Ship Data Recorders
Humans have called them black boxes since we first developed flight. They were neither boxes nor were they black. They were painted bright orange to make them more visible at the scene of a crash. When we took to the void, however, it didn't matter what color they were. Space is big. If it even slightly finds itself drifting, it's gone. For this reason, any well-made ship will have at least three black boxes, hidden away in centralized critical systems of the vessel. They are now painted black to make them harder to find. If a ship gets destroyed in battle, a black box will have crucial data stored inside. This data can be anything from logged communication, technological data, military ciphers, and more.

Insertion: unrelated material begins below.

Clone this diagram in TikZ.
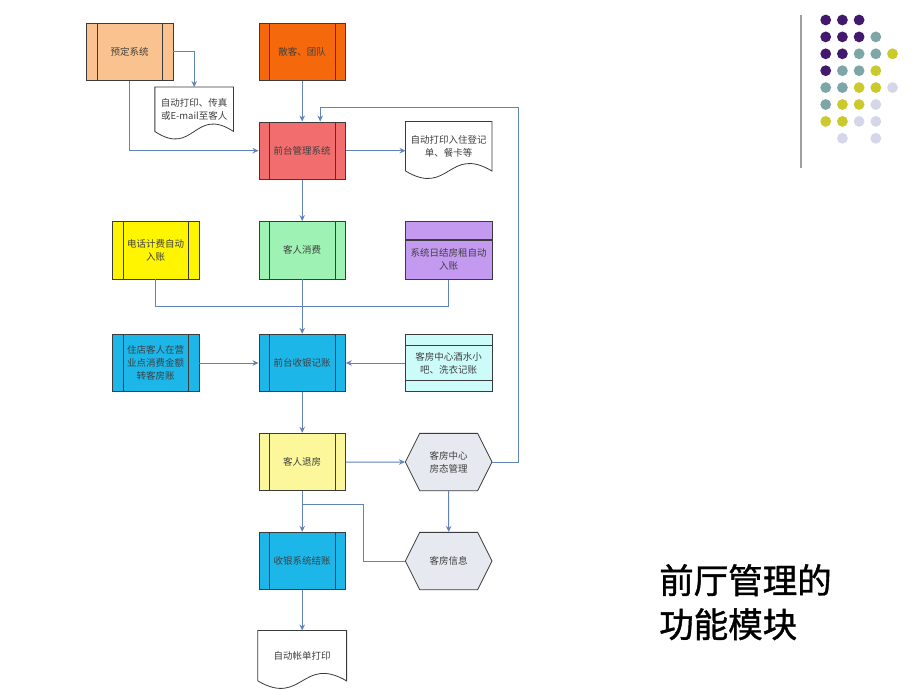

A black box contains all relevant information about a vessel. It's the vessel's DNA. It lists anything and everything that could be relevant to the ship's capabilities, mission, and crew. It also logs information regarding its demise. Salvaging one is like striking gold, especially during a war. Most military ships have measures in place to sabotage this information if not collected in the right amount of time.
The black box
The box is made of three-dimensional, porous graphene. It's ten times stronger than steel but significantly lighter. The box, itself, houses the collected data, but it's always connected to a hub, a network of wires that stretch across the ship collecting and transferring that data to the drives in the box. The inner space of the box varies from species to species, but almost always has some form of liquid to help absorb impact, prevent extreme heat outside from frying the drives, and to keep the drives cool should they be the source of that heat. All one needs to do is crack the box open, or connect it to one's ship. The latter is advised, especially if you're messing with something salvaged from military vessels. There are usually countermeasures in place to prevent access. In this case, upon removing the black box, the port to the original drive slides back and a second port takes its place. A dummy drive could unleash all kinds of malicious software in your ship's systems. Imagine stumbling on empty ships, the crew drifting through space after the entire ship vented itself for no reason.
Salvaging a black box puts you in a good position, but managing to get inside and poke around the data is even better. You can sell a black box for a high price, but if there's a war on, you can pit both sides against each other. While lucrative, it's a dangerous game to play. Notifying anyone of what you have is risky in itself. They could just board and take it by force, or attack and retrieve it from the wreckage. If you know what you're doing and have a little luck, you may end up with a bidding war on your hands. It's an easy con to pull off. One side wants their data back, the other wants to exploit it. If you open the box and retrieve it, you can copy the data. That way everyone wins and you're twice as rich.